Posted on September 15, 2014, Ron Whitaker Mojang Confirms Sale to Microsoft, Notch Leaving

UPDATE: Microsoft’s Head of Xbox, Phil Spencer, has confirmed the deal as well, writing in a post on Spencer wrote that Microsoft plans to continue supporting Minecraft on all platforms, and that Minecon will also take place next year.

ORIGINAL STORY: Mojang has confirmed what was rumored last week – they’re being bought by Microsoft.

Owen Hill, Mojang’s Chief Word Officer, says in a blog post on the company’s official site that Microsoft is indeed acquiring the Minecraft developer, saying simply, “Yes, the deal is real. Mojang is being bought by Microsoft.” Most people, though, are wondering why. According to the post,

“Minecraft has grown from a simple game to a project of monumental significance. Though we’re massively proud of what Minecraft has become, it was never Notch’s intention for it to get this big.”

Furthermore, Hill also confirms the rumor that Markuss “Notch” Persson, along with the other founders of the company, will be leaving when the sale if finalized.

“Though it’s too early to confirm which of us will continue working on Minecraft or other projects, we predict that the vast majority (if not all) Mojangstas will continue to work at Mojang for the time being.
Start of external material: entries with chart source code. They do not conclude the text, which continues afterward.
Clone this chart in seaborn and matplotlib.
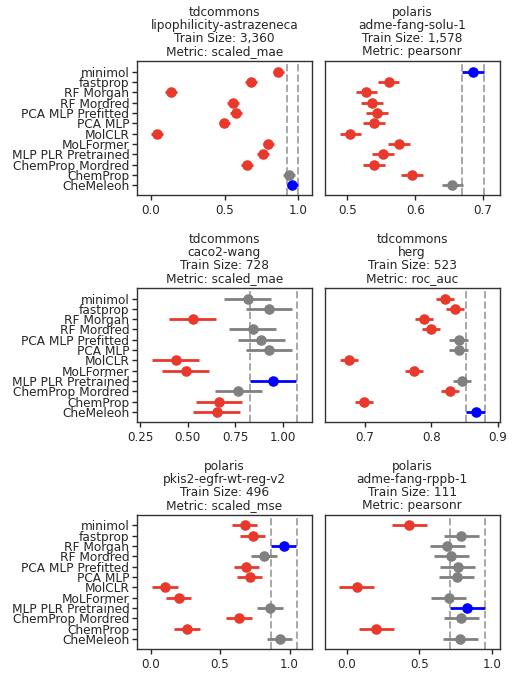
import numpy as np
import pandas as pd
import matplotlib
matplotlib.use("Agg")
import matplotlib.pyplot as plt
import seaborn as sns

models = ["minimol", "fastprop", "RF Morgan", "RF Mordred", "PCA MLP Prefitted",
          "PCA MLP", "MolCLR", "MoLFormer", "MLP PLR Pretrained",
          "ChemProp Mordred", "ChemProp", "CheMeleon"]

sources = ["tdcommons", "polaris", "tdcommons", "tdcommons", "polaris", "polaris"]
datasets = ["lipophilicity-astrazeneca", "adme-fang-solu-1", "caco2-wang", "herg",
            "pkis2-egfr-wt-reg-v2", "adme-fang-rppb-1"]
train_sizes = ["3,360", "1,578", "728", "523", "496", "111"]
metrics = ["scaled_mae", "pearsonr", "scaled_mae", "roc_auc", "scaled_mse", "pearsonr"]

score_lipo = [0.866, 0.682, 0.136, 0.558, 0.576, 0.499, 0.043, 0.798, 0.760, 0.651, 0.936, 0.960]
score_solu = [0.6855, 0.5606, 0.528, 0.536, 0.5437, 0.5388, 0.5044, 0.576, 0.552, 0.539, 0.5954, 0.655]
score_caco = [0.815, 0.928, 0.526, 0.842, 0.888, 0.928, 0.437, 0.489, 0.950, 0.767, 0.664, 0.652]
score_herg = [0.820, 0.8355, 0.789, 0.800, 0.841, 0.841, 0.675, 0.774, 0.8466, 0.828, 0.698, 0.867]
score_pkis = [0.677, 0.734, 0.957, 0.816, 0.689, 0.713, 0.103, 0.201, 0.859, 0.636, 0.263, 0.928]
score_rppb = [0.429, 0.787, 0.693, 0.720, 0.764, 0.757, 0.069, 0.700, 0.828, 0.787, 0.202, 0.782]

ci_lipo = [0.04] * 11 + [0.037]
ci_solu = [0.016] * 12
ci_caco = [0.122] * 12
ci_herg = [0.0136] * 11 + [0.0145]
ci_pkis = [0.092] * 12
ci_rppb = [0.12] * 12

status_lipo = ["worse"] * 10 + ["same", "best"]
status_solu = ["best"] + ["worse"] * 10 + ["same"]
status_caco = ["same", "same", "worse", "same", "same", "same", "worse", "worse",
               "best", "same", "worse", "worse"]
status_herg = ["worse", "worse", "worse", "worse", "same", "same", "worse", "worse",
               "same", "worse", "worse", "best"]
status_pkis = ["worse", "worse", "best", "same", "worse", "worse", "worse", "worse",
               "same", "worse", "worse", "same"]
status_rppb = ["worse", "same", "same", "same", "same", "same", "worse", "same",
               "best", "same", "worse", "same"]

best_ci = [(0.925, 0.998), (0.669, 0.702), (0.826, 1.073),
           (0.852, 0.881), (0.866, 1.051), (0.707, 0.950)]

xlims = [(-0.095, 1.093), (0.4665, 0.7245), (0.234, 1.153),
         (0.639, 0.903), (-0.098, 1.16), (-0.151, 1.051)]
xticks = [[0.0, 0.5, 1.0], [0.5, 0.6, 0.7], [0.25, 0.50, 0.75, 1.00],
          [0.7, 0.8, 0.9], [0.0, 0.5, 1.0], [0.0, 0.5, 1.0]]
xticklabels = [["0.0", "0.5", "1.0"], ["0.5", "0.6", "0.7"],
               ["0.25", "0.50", "0.75", "1.00"], ["0.7", "0.8", "0.9"],
               ["0.0", "0.5", "1.0"], ["0.0", "0.5", "1.0"]]

scores = [score_lipo, score_solu, score_caco, score_herg, score_pkis, score_rppb]
cis = [ci_lipo, ci_solu, ci_caco, ci_herg, ci_pkis, ci_rppb]
statuses = [status_lipo, status_solu, status_caco, status_herg, status_pkis, status_rppb]

palette = {"worse": "#e8392b", "same": "#808080", "best": "#0000ff"}

sns.set_style("ticks")
plt.rcParams["font.family"] = ["DejaVu Sans"]
plt.rcParams["font.size"] = 8.6
plt.rcParams["axes.edgecolor"] = "#333333"
plt.rcParams["axes.linewidth"] = 1.0

fig, axes = plt.subplots(3, 2, figsize=(5.22, 6.80), dpi=100)
fig.subplots_adjust(left=0.2625, right=0.957, bottom=0.0456, top=0.9103,
                    wspace=0.074, hspace=0.69)

for i, ax in enumerate(axes.flat):
    df = pd.DataFrame({"model": models, "score": scores[i],
                       "ci": cis[i], "status": statuses[i]})
    df["lo"] = df["score"] - df["ci"]
    df["hi"] = df["score"] + df["ci"]
    lo, hi = best_ci[i]
    ax.axvline(lo, color="#a8a8a8", ls="--", lw=1.4, zorder=0)
    ax.axvline(hi, color="#a8a8a8", ls="--", lw=1.4, zorder=0)
    ypos = np.arange(len(models))
    ax.hlines(ypos, df["lo"], df["hi"],
              colors=[palette[s] for s in df["status"]], lw=2.0, zorder=2)
    sns.stripplot(data=df, x="score", y="model", hue="status", palette=palette,
                  order=models, jitter=False, size=7.6, linewidth=0,
                  legend=False, ax=ax, zorder=3)
    ax.set_ylim(11.97, -1.03)
    ax.set_xlim(*xlims[i])
    ax.set_xticks(xticks[i])
    ax.set_xticklabels(xticklabels[i])
    ax.set_xlabel("")
    ax.set_ylabel("")
    ax.tick_params(axis="x", labelsize=8.6, length=3.5, width=1.0, pad=3)
    ax.tick_params(axis="y", labelsize=8.7, length=3.5, width=1.0, pad=2)
    if i % 2 == 1:
        ax.tick_params(axis="y", left=False, labelleft=False)
    ax.set_title(f"{sources[i]}\n{datasets[i]}\nTrain Size: {train_sizes[i]}\nMetric: {metrics[i]}",
                 fontsize=8.75, linespacing=1.0, pad=4)
    for sp in ax.spines.values():
        sp.set_visible(True)

fig.savefig("out.png", dpi=100)
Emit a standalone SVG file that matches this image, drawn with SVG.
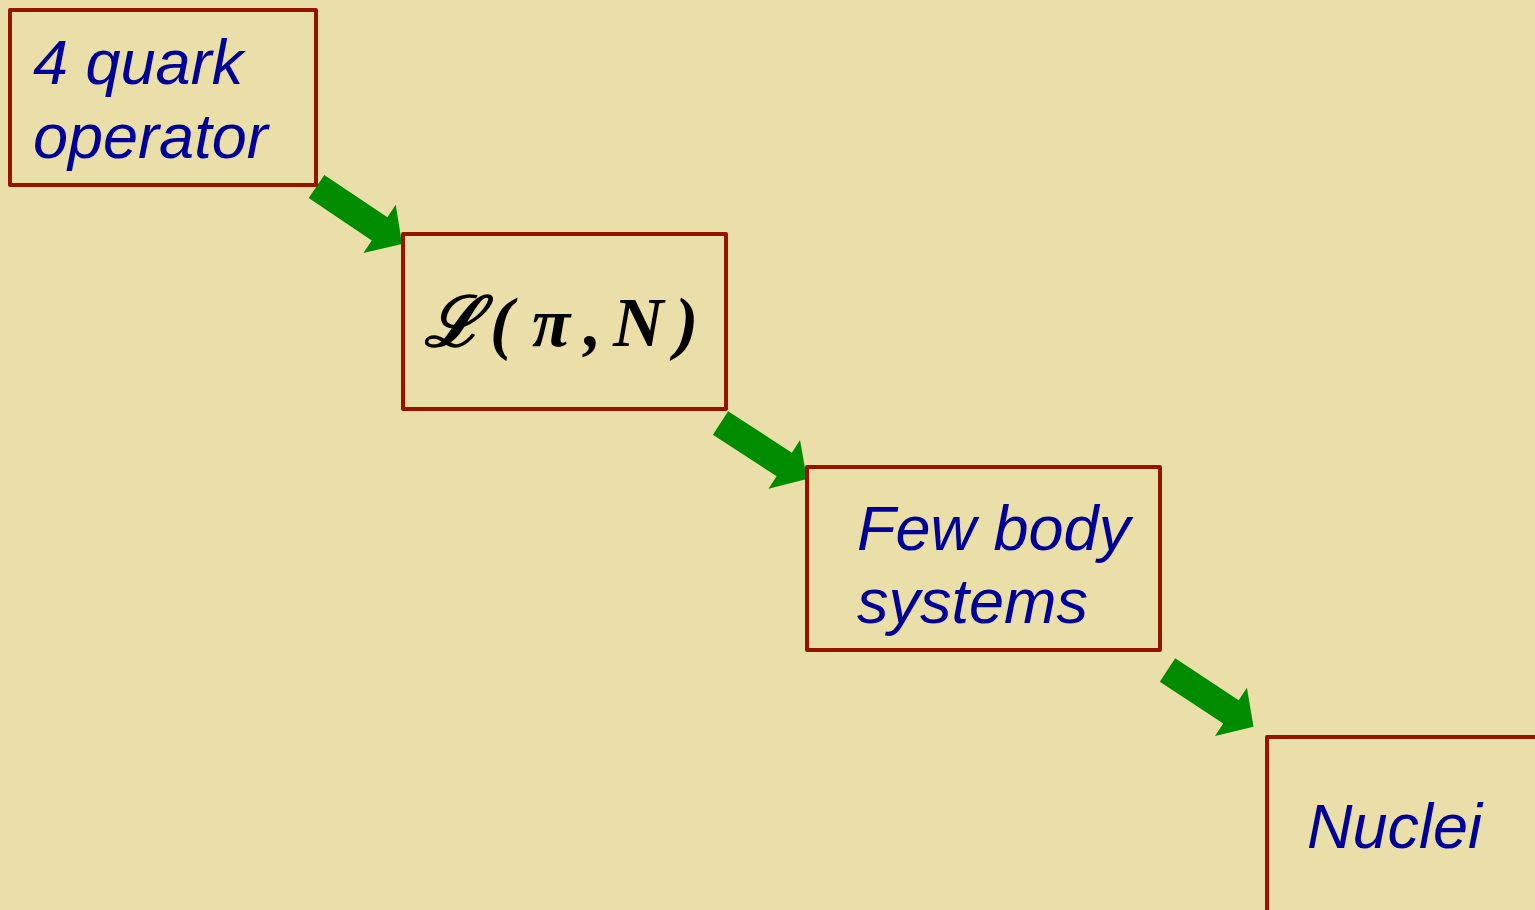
<svg xmlns="http://www.w3.org/2000/svg" width="1535" height="910" viewBox="0 0 1535 910">
<style>
.box{fill:none;stroke:#951400;stroke-width:4;stroke-linejoin:round}
.lbl{font-family:"Liberation Sans",Arial,sans-serif;font-style:italic;font-size:63px;fill:#000099}
.math{font-family:"Liberation Serif","Times New Roman",serif;font-style:italic;font-weight:bold;font-size:70px;fill:#000}
.arr{fill:#008C00}
</style>
<defs>
<path id="arrow" d="M0,-14 L76,-14 L76,-29 L103,0 L76,29 L76,14 L0,14 Z"/>
</defs>
<rect width="1535" height="910" fill="#EADFA8"/>
<g id="connectors" class="arr">
<use href="#arrow" transform="translate(316.5,186.5) rotate(33.9)"/>
<use href="#arrow" transform="translate(720.5,423) rotate(33)"/>
<use href="#arrow" transform="translate(1167.5,670) rotate(33.4)"/>
</g>
<g id="node-quark">
<rect class="box" x="10" y="10" width="306" height="175"/>
<text class="lbl" x="33" y="84">4 quark</text>
<text class="lbl" x="33" y="158">operator</text>
</g>
<g id="node-lagrangian">
<rect class="box" x="403" y="234" width="323" height="175"/>
<text class="math" y="346"><tspan x="424" font-family="DejaVu Serif, serif">ℒ</tspan><tspan x="490">(</tspan><tspan x="532">π</tspan><tspan x="584">,</tspan><tspan x="613">N</tspan><tspan x="675">)</tspan></text>
</g>
<g id="node-few-body">
<rect class="box" x="807" y="467" width="353" height="183"/>
<text class="lbl" x="857" y="550">Few body</text>
<text class="lbl" x="857" y="623">systems</text>
</g>
<g id="node-nuclei">
<rect class="box" x="1267" y="737" width="275" height="180"/>
<text class="lbl" x="1307" y="848">Nuclei</text>
</g>
</svg>
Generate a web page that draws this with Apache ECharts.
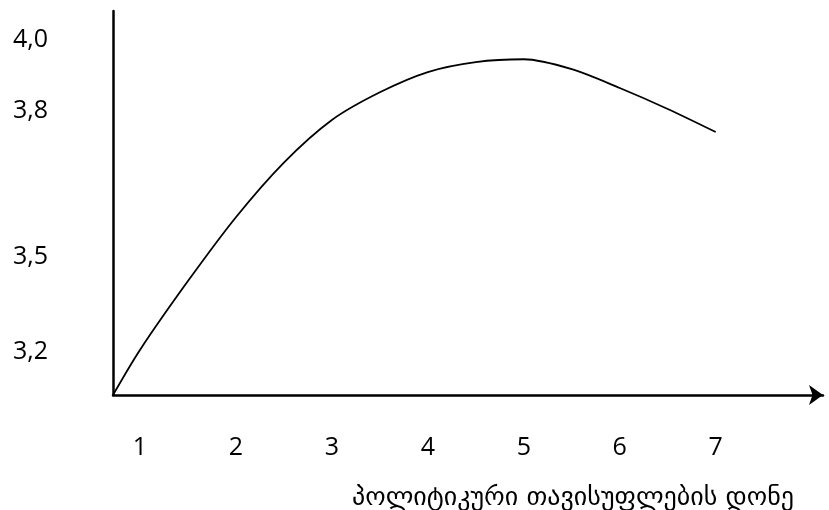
<!DOCTYPE html>
<html>
<head>
<meta charset="utf-8">
<script src="https://cdn.jsdelivr.net/npm/echarts@6/dist/echarts.min.js"></script>
<style>
  html, body { margin: 0; padding: 0; background: #fff; }
  #chart { width: 829px; height: 510px; }
</style>
</head>
<body>
<div id="chart"></div>
<script>
// curve (x = freedom level, y = value)
const xValues = [0.719, 1, 1.5, 2, 2.5, 3, 3.5, 4, 4.5, 5, 5.5, 6, 6.5, 7]
const yValues = [3.0, 3.127, 3.321, 3.501, 3.655, 3.775, 3.853, 3.91, 3.938, 3.946, 3.918, 3.865, 3.806, 3.741]

const xTicks = [1, 2, 3, 4, 5, 6, 7]
// y labels sit at uneven heights in the original
const yTickPos = [3.121, 3.389, 3.8, 4.0]
const yTickLabels = ['3,2', '3,5', '3,8', '4,0']

const axisTitle = 'პოლიტიკური თავისუფლების დონე'

const chart = echarts.init(document.getElementById('chart'), null, { renderer: 'canvas' })

const option = {
  animation: false,
  backgroundColor: '#fff',
  title: {
    text: axisTitle,
    left: 347,
    top: 480,
    textStyle: {
      fontFamily: 'DejaVu Sans',
      fontSize: 26,
      fontWeight: 'normal',
      color: '#000'
    }
  },
  grid: {
    left: 113,
    right: 6,
    top: 11,
    bottom: 115
  },
  xAxis: {
    type: 'value',
    min: 0.719,
    max: 8.118,
    splitLine: { show: false },
    axisTick: { show: false },
    axisLine: {
      onZero: false,
      symbol: ['none', 'arrow'],
      symbolSize: [15, 14],
      lineStyle: { color: '#000', width: 2.5 }
    },
    axisLabel: {
      customValues: xTicks,
      margin: 40,
      color: '#000',
      fontFamily: 'Open Sans',
      fontSize: 25
    }
  },
  yAxis: {
    type: 'value',
    min: 3.0,
    max: 4.082,
    splitLine: { show: false },
    axisTick: { show: false },
    axisLine: {
      show: true,
      onZero: false,
      lineStyle: { color: '#000', width: 2.5 }
    },
    axisLabel: {
      customValues: yTickPos,
      margin: 65,
      color: '#000',
      fontFamily: 'Open Sans',
      fontSize: 25,
      formatter: (val) => {
        const i = yTickPos.findIndex(p => Math.abs(p - val) < 1e-6)
        return i >= 0 ? yTickLabels[i] : ''
      }
    }
  },
  series: [
    {
      type: 'line',
      data: xValues.map((x, i) => [x, yValues[i]]),
      smooth: 0.3,
      showSymbol: false,
      lineStyle: { color: '#000', width: 1.8 }
    }
  ]
}

chart.setOption(option)
</script>
</body>
</html>
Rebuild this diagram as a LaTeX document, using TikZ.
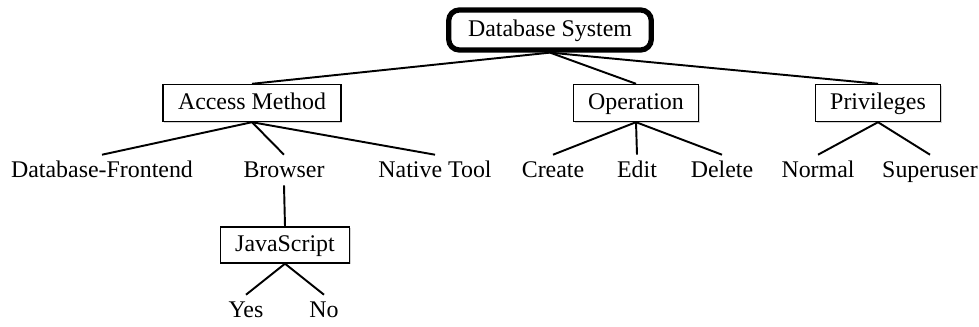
\documentclass[tikz,border=0pt]{standalone}
\usepackage{fontspec}
\setmainfont{Liberation Serif}
\usetikzlibrary{shadows}

\begin{document}
\begin{tikzpicture}[x=0.02cm, y=-0.02cm,
		every node/.style={font=\fontsize{13.6}{16}\selectfont},
		root_style/.style={rectangle,draw=black,line width=3pt,rounded corners=6pt,
			inner xsep=11pt,minimum height=0.8cm,text height=10pt,text depth=3pt},
		box_style/.style={rectangle,draw=black,line width=0.8pt,fill=white,
			inner xsep=8.5pt,minimum height=0.74cm,text height=10pt,text depth=3pt,
			drop shadow={shadow xshift=0.8pt,shadow yshift=-0.8pt,opacity=0.35}},
		leaf_style/.style={inner sep=2pt,text height=11pt,text depth=2pt},
		edge_style/.style={draw=black,line width=1.1pt}]
	\useasboundingbox (0,0) rectangle (979,327);

	\node[root_style] (root) at (550,30)  {Database System};
		\node[box_style] (am) at (252,103)  {Access Method};
		\node[box_style] (op) at (636,103)  {Operation};
		\node[box_style] (pv) at (878,103)  {Privileges};
		\node[leaf_style] (dbf) at (102,170)  {Database-Frontend};
		\node[leaf_style] (br) at (284,170)  {Browser};
		\node[leaf_style] (nt) at (435,170)  {Native Tool};
		\node[leaf_style] (cr) at (553,170)  {Create};
		\node[leaf_style] (ed) at (637,170)  {Edit};
		\node[leaf_style] (de) at (722,170)  {Delete};
		\node[leaf_style] (no) at (818,170)  {Normal};
		\node[leaf_style] (su) at (930,170)  {Superuser};
		\node[box_style, minimum height=0.72cm] (js) at (285,245)  {JavaScript};
		\node[leaf_style] (yes) at (246,310)  {Yes};
		\node[leaf_style] (nop) at (324,310)  {No};

	    \draw[edge_style]  (root.south) edge (am.north);
	    \draw[edge_style]  (root.south) edge (op.north);
	    \draw[edge_style]  (root.south) edge (pv.north);
	    \draw[edge_style]  (am.south) edge (dbf.north);
	    \draw[edge_style]  (am.south) edge (br.north);
	    \draw[edge_style]  (am.south) edge (nt.north);
	    \draw[edge_style]  (op.south) edge (cr.north);
	    \draw[edge_style]  (op.south) edge (ed.north);
	    \draw[edge_style]  (op.south) edge (de.north);
	    \draw[edge_style]  (pv.south) edge (no.north);
	    \draw[edge_style]  (pv.south) edge (su.north);
	    \draw[edge_style]  (br.south) edge (js.north);
	    \draw[edge_style]  (js.south) edge (yes.north);
	    \draw[edge_style]  (js.south) edge (nop.north);
\end{tikzpicture}
\end{document}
The founders: Notch, Carl, and Jakob are leaving. We don’t know what they’re planning. It won’t be Minecraft-related but it will probably be cool.”

Why would Notch leave the company he helped build? It’s just gotten too big. According to the post. Persson has, “decided that he doesn’t want the responsibility of owning a company of such global significance. Over the past few years he’s made attempts to work on smaller projects, but the pressure of owning Minecraft became too much for him to handle.”

Finally, the amount of the acquisition was confirmed as well, with Hill saying that, “Microsoft acquired Mojang for a smooth 2.5 BILLION dollars.”

That’s a whole lot of money, but it’s not surprising, considering that Minecraft has transitioned from a game into a cultural phenomenon. We discussed this possibility on last week’s podcast, so we’re not terribly shocked that this turned out be true. We’ll keep you updated on the story as more information becomes available.